Liquid droplets float on the vapor cushion.
Heat transfer reaches its minimum value.
A common example is water droplets dancing on a very hot frying pan.
5. Film Boiling Region
At extremely high surface temperatures, a continuous vapor film completely separates the liquid from the heated surface.
Characteristics:
Stable vapor blanket covers the surface.
Heat transfer occurs primarily through conduction and radiation across the vapor layer.
Heat transfer coefficient is much lower than nucleate boiling.
Surface temperature becomes very high.
Applications:
High-temperature industrial furnaces.
Specialized thermal processing operations.
Disadvantages:
Poor cooling performance.
High thermal resistance.
Risk of equipment failure if uncontrolled.

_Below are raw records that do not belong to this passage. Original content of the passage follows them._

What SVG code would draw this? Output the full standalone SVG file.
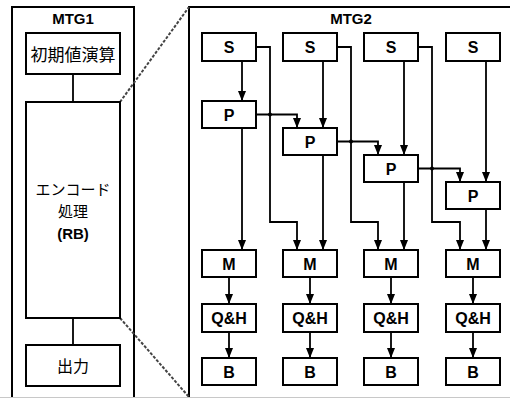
<svg xmlns="http://www.w3.org/2000/svg" width="510" height="399" viewBox="0 0 510 399">
<defs>
<marker id="arr" markerUnits="userSpaceOnUse" markerWidth="11" markerHeight="9" refX="10" refY="4" orient="auto">
<path d="M0,0 L10,4 L0,8 z" fill="#000"/>
</marker>
<style>
.frame{fill:none;stroke:#000;stroke-width:2}
.box{fill:#fff;stroke:#000;stroke-width:2}
.lbl{font-family:"Liberation Sans",Arial,sans-serif;font-weight:bold;font-size:16px;text-anchor:middle;fill:#000}
.ttl{font-family:"Liberation Sans",Arial,sans-serif;font-weight:bold;font-size:15px;text-anchor:middle;fill:#000}
.jp{font-family:"Noto Sans CJK JP","Noto Sans CJK SC",sans-serif;text-anchor:middle;fill:#000}
.ln{fill:none;stroke:#000;stroke-width:1.8}
.ar{fill:none;stroke:#000;stroke-width:1.8;marker-end:url(#arr)}
.dash{fill:none;stroke:#444;stroke-width:2;stroke-dasharray:3,1.6}
.dot{fill:#000}
</style>
</defs>
<rect width="510" height="399" fill="#fff"/>

<g id="MTG1">
<path class="frame" d="M12,397 V7 H134 V397"/>
<text class="ttl" x="73" y="24">MTG1</text>
</g>
<g id="MTG2">
<path class="frame" d="M189,397 V7 H512"/>
<text class="ttl" x="351" y="24">MTG2</text>
</g>

<g id="connectors">
<path class="ln" d="M73,74 V102"/>
<path class="ln" d="M73,318 V345"/>
<path class="dash" d="M120,102 L189,7"/>
<path class="dash" d="M120,318 L189,397"/>

<path class="ar" d="M242,61 V101"/>
<path class="ar" d="M323,61 V128"/>
<path class="ar" d="M404,61 V155"/>
<path class="ar" d="M486,61 V182"/>

<path class="ar" d="M242,128 V250"/>
<path class="ar" d="M323,155 V250"/>
<path class="ar" d="M404,182 V250"/>
<path class="ar" d="M486,209 V250"/>

<path class="ar" d="M256,47 H270 V222 H297 V250"/>
<path class="ar" d="M337,47 H351 V222 H378 V250"/>
<path class="ar" d="M418,47 H432 V222 H460 V250"/>

<path class="ar" d="M256,114.5 H297 V128"/>
<path class="ar" d="M337,141.5 H378 V155"/>
<path class="ar" d="M418,168.5 H460 V182"/>
<circle class="dot" cx="270" cy="114.5" r="2"/>
<circle class="dot" cx="351" cy="141.5" r="2"/>
<circle class="dot" cx="432" cy="168.5" r="2"/>

<path class="ar" d="M229,277 V304"/>
<path class="ar" d="M310,277 V304"/>
<path class="ar" d="M391,277 V304"/>
<path class="ar" d="M473,277 V304"/>
<path class="ar" d="M229,332 V358"/>
<path class="ar" d="M310,332 V358"/>
<path class="ar" d="M391,332 V358"/>
<path class="ar" d="M473,332 V358"/>
</g>

<g id="init"><rect class="box" x="26" y="33" width="94" height="41"/><text class="jp" x="73" y="61" font-size="17">初期値演算</text></g>
<g id="encode"><rect class="box" x="26" y="102" width="94" height="216"/>
<text class="jp" x="73" y="195" font-size="15">エンコード</text>
<text class="jp" x="73" y="217" font-size="15">処理</text>
<text class="ttl" x="73" y="239">(RB)</text></g>
<g id="output"><rect class="box" x="26" y="345" width="94" height="41"/><text class="jp" x="73" y="372" font-size="16">出力</text></g>

<g id="S1"><rect class="box" x="202" y="33" width="54" height="28"/><text class="lbl" x="229" y="53">S</text></g>
<g id="S2"><rect class="box" x="283" y="33" width="54" height="28"/><text class="lbl" x="310" y="53">S</text></g>
<g id="S3"><rect class="box" x="364" y="33" width="54" height="28"/><text class="lbl" x="391" y="53">S</text></g>
<g id="S4"><rect class="box" x="446" y="33" width="54" height="28"/><text class="lbl" x="473" y="53">S</text></g>

<g id="P1"><rect class="box" x="202" y="101" width="54" height="27"/><text class="lbl" x="229" y="120.5">P</text></g>
<g id="P2"><rect class="box" x="283" y="128" width="54" height="27"/><text class="lbl" x="310" y="147.5">P</text></g>
<g id="P3"><rect class="box" x="364" y="155" width="54" height="27"/><text class="lbl" x="391" y="174.5">P</text></g>
<g id="P4"><rect class="box" x="446" y="182" width="54" height="27"/><text class="lbl" x="473" y="201.5">P</text></g>

<g id="M1"><rect class="box" x="202" y="250" width="54" height="27"/><text class="lbl" x="229" y="269.5">M</text></g>
<g id="M2"><rect class="box" x="283" y="250" width="54" height="27"/><text class="lbl" x="310" y="269.5">M</text></g>
<g id="M3"><rect class="box" x="364" y="250" width="54" height="27"/><text class="lbl" x="391" y="269.5">M</text></g>
<g id="M4"><rect class="box" x="446" y="250" width="54" height="27"/><text class="lbl" x="473" y="269.5">M</text></g>

<g id="QH1"><rect class="box" x="202" y="304" width="54" height="28"/><text class="lbl" x="229" y="324">Q&amp;H</text></g>
<g id="QH2"><rect class="box" x="283" y="304" width="54" height="28"/><text class="lbl" x="310" y="324">Q&amp;H</text></g>
<g id="QH3"><rect class="box" x="364" y="304" width="54" height="28"/><text class="lbl" x="391" y="324">Q&amp;H</text></g>
<g id="QH4"><rect class="box" x="446" y="304" width="54" height="28"/><text class="lbl" x="473" y="324">Q&amp;H</text></g>

<g id="B1"><rect class="box" x="202" y="358" width="54" height="27"/><text class="lbl" x="229" y="377.5">B</text></g>
<g id="B2"><rect class="box" x="283" y="358" width="54" height="27"/><text class="lbl" x="310" y="377.5">B</text></g>
<g id="B3"><rect class="box" x="364" y="358" width="54" height="27"/><text class="lbl" x="391" y="377.5">B</text></g>
<g id="B4"><rect class="box" x="446" y="358" width="54" height="27"/><text class="lbl" x="473" y="377.5">B</text></g>

<line x1="0" y1="397.5" x2="510" y2="397.5" stroke="#c8c8c8" stroke-width="1"/>
</svg>
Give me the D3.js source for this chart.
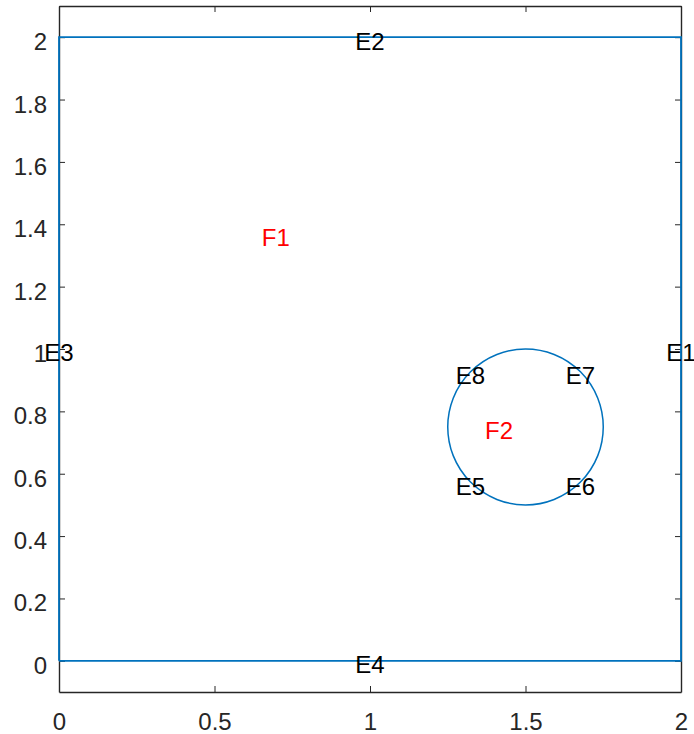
<!DOCTYPE html>
<html><head><meta charset="utf-8">
<script src="https://cdn.jsdelivr.net/npm/d3@7"></script>
<style>body{margin:0;background:#fff}svg{display:block}</style>
</head><body>
<svg id="c" width="694" height="734"></svg>
<script>
const xTicks = [0, 0.5, 1, 1.5, 2];
const yTicks = [0, 0.2, 0.4, 0.6, 0.8, 1, 1.2, 1.4, 1.6, 1.8, 2];
const rectX = [0, 2, 2, 0, 0];
const rectY = [0, 0, 2, 2, 0];
const circleCenter = [1.5, 0.75];
const circleRadius = 0.25;
const edgeLabels = ["E1", "E2", "E3", "E4", "E5", "E6", "E7", "E8"];
const edgeX = [2, 1, 0, 1, 1.3232, 1.6768, 1.6768, 1.3232];
const edgeY = [1, 2, 1, 0, 0.5732, 0.5732, 0.9268, 0.9268];
const faceLabels = ["F1", "F2"];
const faceX = [0.697, 1.415];
const faceY = [1.37, 0.75];

const svg = d3.select("#c");
const L = 59, R = 681, T = 6, B = 692;
const x = d3.scaleLinear().domain([0, 2]).range([L, R]);
const y = d3.scaleLinear().domain([-0.1, 2.1]).range([B, T]);
const axisColor = "#262626";
const font = "'Liberation Sans', Arial, sans-serif";
const fs = "24px";

// axes
const xa = svg.append("g").attr("transform", `translate(0,${B})`)
  .call(d3.axisBottom(x).tickValues(xTicks).tickSizeInner(-6).tickSizeOuter(0).tickPadding(21).tickFormat(d3.format("")));
const ya = svg.append("g").attr("transform", `translate(${L},0)`)
  .call(d3.axisLeft(y).tickValues(yTicks).tickSizeInner(-6).tickSizeOuter(0).tickPadding(12).tickFormat(d3.format("")));
const xt = svg.append("g").attr("transform", `translate(0,${T})`)
  .call(d3.axisTop(x).tickValues(xTicks).tickSizeInner(-6).tickSizeOuter(0).tickFormat(""));
const yr = svg.append("g").attr("transform", `translate(${R},0)`)
  .call(d3.axisRight(y).tickValues(yTicks).tickSizeInner(-6).tickSizeOuter(0).tickFormat(""));
[xa, ya, xt, yr].forEach(g => {
  g.selectAll("path").attr("stroke", axisColor).attr("stroke-width", 1.4);
  g.selectAll("line").attr("stroke", axisColor).attr("stroke-width", 1);
  g.selectAll("text").attr("fill", axisColor).style("font-family", font).style("font-size", fs);
});
xa.selectAll("text").attr("dy", "0.71em");
ya.selectAll("text").attr("dy", "0.52em");

const blue = "#0072BD";
// outer rectangle
svg.append("path")
  .attr("d", d3.line().x(d => x(d[0])).y(d => y(d[1]))(rectX.map((v, i) => [v, rectY[i]])))
  .attr("fill", "none").attr("stroke", blue).attr("stroke-width", 1.8);
// circle
svg.append("ellipse")
  .attr("cx", x(circleCenter[0])).attr("cy", y(circleCenter[1]))
  .attr("rx", x(circleRadius) - x(0)).attr("ry", y(0) - y(circleRadius))
  .attr("fill", "none").attr("stroke", blue).attr("stroke-width", 1.5);

// edge labels
svg.selectAll("text.edge").data(edgeLabels).enter().append("text")
  .attr("class", "edge")
  .attr("x", (d, i) => x(edgeX[i])).attr("y", (d, i) => y(edgeY[i]))
  .attr("text-anchor", "middle").attr("dy", "0.52em")
  .style("font-family", font).style("font-size", fs).attr("fill", "#000")
  .text(d => d);
// face labels
svg.selectAll("text.face").data(faceLabels).enter().append("text")
  .attr("class", "face")
  .attr("x", (d, i) => x(faceX[i])).attr("y", (d, i) => y(faceY[i]))
  .attr("text-anchor", "middle").attr("dy", "0.52em")
  .style("font-family", font).style("font-size", fs).attr("fill", "#FF0000")
  .text(d => d);
</script>
</body></html>
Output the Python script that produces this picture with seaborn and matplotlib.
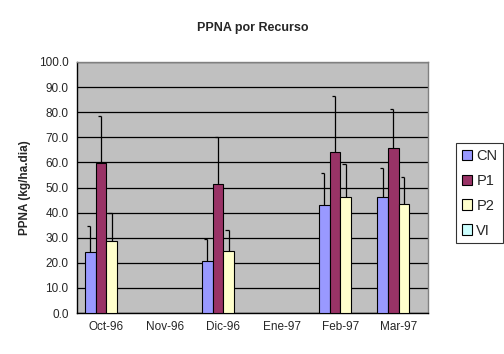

Significance of the Boiling Curve
The boiling curve provides valuable information for engineers and designers.
Design Optimization
Helps determine the most efficient operating temperature range for boilers, heat exchangers, and cooling systems.
Safety Assessment
Allows identification of the critical heat flux limit to prevent burnout and overheating.
Performance Evaluation
Enables comparison of different heating surfaces, fluids, and operating conditions.
Energy Efficiency
Assists in maximizing heat transfer while minimizing energy consumption.
Factors Affecting the Boiling Curve
Several parameters influence boiling behavior:
Surface Characteristics
Rough surfaces promote nucleate boiling.
Smooth surfaces may delay bubble formation.
Pressure
Higher pressure increases saturation temperature.
Shifts the boiling curve.
Fluid Properties
Surface tension
Density
Thermal conductivity
Latent heat of vaporization
Surface Orientation
Horizontal and vertical surfaces exhibit different boiling characteristics.
Presence of Impurities
Impurities can alter bubble formation and heat transfer performance.
Engineering Applications
Power Plants
Boiling is used to generate steam for turbine operation and electricity production.
Nuclear Reactors
Efficient boiling heat transfer removes heat from reactor cores and maintains safe operating temperatures.
Refrigeration and Air Conditioning
Boiling of refrigerants absorbs heat from the surrounding environment.
Chemical Processing
Used in distillation, evaporation, and concentration processes.
Electronics Cooling
Advanced boiling techniques are employed to cool high-power electronic devices and data centers.
Conclusion
Boiling heat transfer is a highly effective mechanism for transferring large amounts of thermal energy. The boiling curve provides a comprehensive understanding of how heat transfer changes with surface temperature and identifies the different boiling regimes, including natural convection, nucleate boiling, transition boiling, and film boiling. Among these, nucleate boiling offers the highest heat transfer performance and is preferred in most engineering applications. Understanding the critical heat flux and other boiling phenomena is essential for designing safe, reliable, and energy-efficient thermal systems.
As industries continue to demand higher efficiency and better thermal management, the study of boiling regimes and boiling curves remains a fundamental aspect of mechanical, chemical, and thermal engineering.